Jakarta (ANTARA News) - "Senyum adalah paling indah setelah sedu sedan. Kilat, kemudian hujan tawa."

"Beban adalah fondasi kerehatan. Kepahitan adalah pembuka jalan kenikmatan".

"Kakimu kan terasa berat dan lelah. Lalu datang saat ketika kau rasakan sayap-sayap yang kau tumbuhkan, mengangkatmu."

Demikianlah beberapa potongan puisi penyair muslim Persia, Jalaluddin Rumi (1207-1273), yang dituangkan cendekiawan muslim Indonesia Dr. Haidar Bagir dalam buku "Belajar Hidup dari Rumi: Serpihan-Serpihan Puisi Penerang Jiwa".

Haidar mengakui bahwa secara keseluruhan pemikiran Rumi yang tertuang dalam puisi-puisinya relatif sulit dipahami.

Namun, dia mengatakan, di balik kerumitan itu puisi Rumi terasa dekat dan memiliki resonansi dengan kehidupan dan bisa menjadi sumber inspirasu yang mencerahkan dan menguatkan pembacanya.

"Saya pilih serpihan-serpihan Rumi yang orang bisa rasakan getarannya, yang lebih dekat dengan kesehariannya. Rasa gembira, sumpek, sepi, semua mengalami itu," ujar Haidar kepada ANTARA News, Kamis (17/9).

Haidar hanya menghadirkan potongan-potongan puisi Rumi, yang karya-karya puisinya utamanya tertuang dalam Diwani Shamsi Tabrizi dan Mathnawi.
 
Dia memilih dengan seksama potongan-potongan puisi Rumi yang mudah dipahami pembaca dan menuangkannya dalam buku bersampul merah setebal 292 halaman itu.
 
Haidar ingin mengajak pembaca menyadari hakikat kematian, dan mengingatkan soal Ketuhanan melalui cinta dengan potongan-potongan puisi Sang Sufi berikut.

"Kangen sekali aku hingga kepada-Mu aku akan terbang lebih pesat dari burung. Tapi, bagaimana seorang burung dengan sayap terpotong bisa terbang?"

"Cinta memanggil, di mana saja, kapan saja. Kami segera berangkat ke langit. Akan ikutkah?".

"Ketika cinta itu sendiri datang untuk menciummu, jangan kau tahan-tahan. Cinta adalah cahaya jiwa."

Cinta, bagi Rumi, merupakan upaya memahami dunia. Cinta di sini bukan semata dalam bentuk fisik, menurut Haidar.

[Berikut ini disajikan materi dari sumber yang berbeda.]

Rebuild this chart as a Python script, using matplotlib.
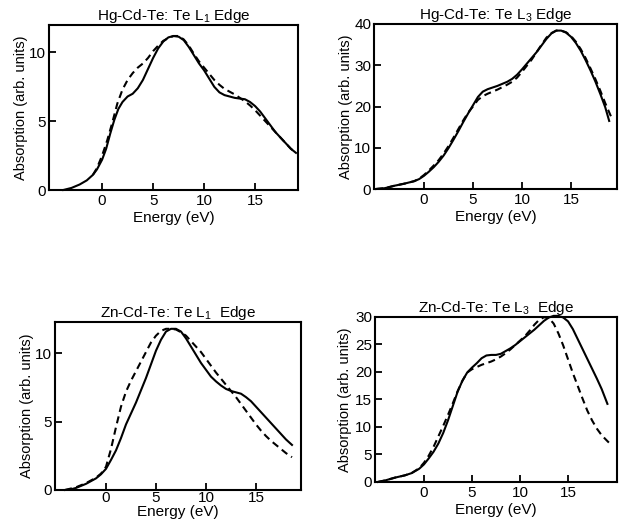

Selain itu, masih banyak lagi buah pikiran Rumi dihadirkan Haidar dalam buku yang terbit Juni 2015 itu.

Dia berusaha menyederhanakan bahasa Rumi agar lebih mudah dipahami. Dia tak lupa mencantumkan catatan kaki untuk membantu menjelaskan maksud puisi kepada pembaca.

Sekalipun usaha Haidar tak bisa selalu membuat pembaca memahami puisi Rumi, buku itu bisa menjadi penghilang dahaga bagi mereka yang haus akan sentuhan rohani. Dan para penyuka puisi, paling tidak akan "digedor" hatinya.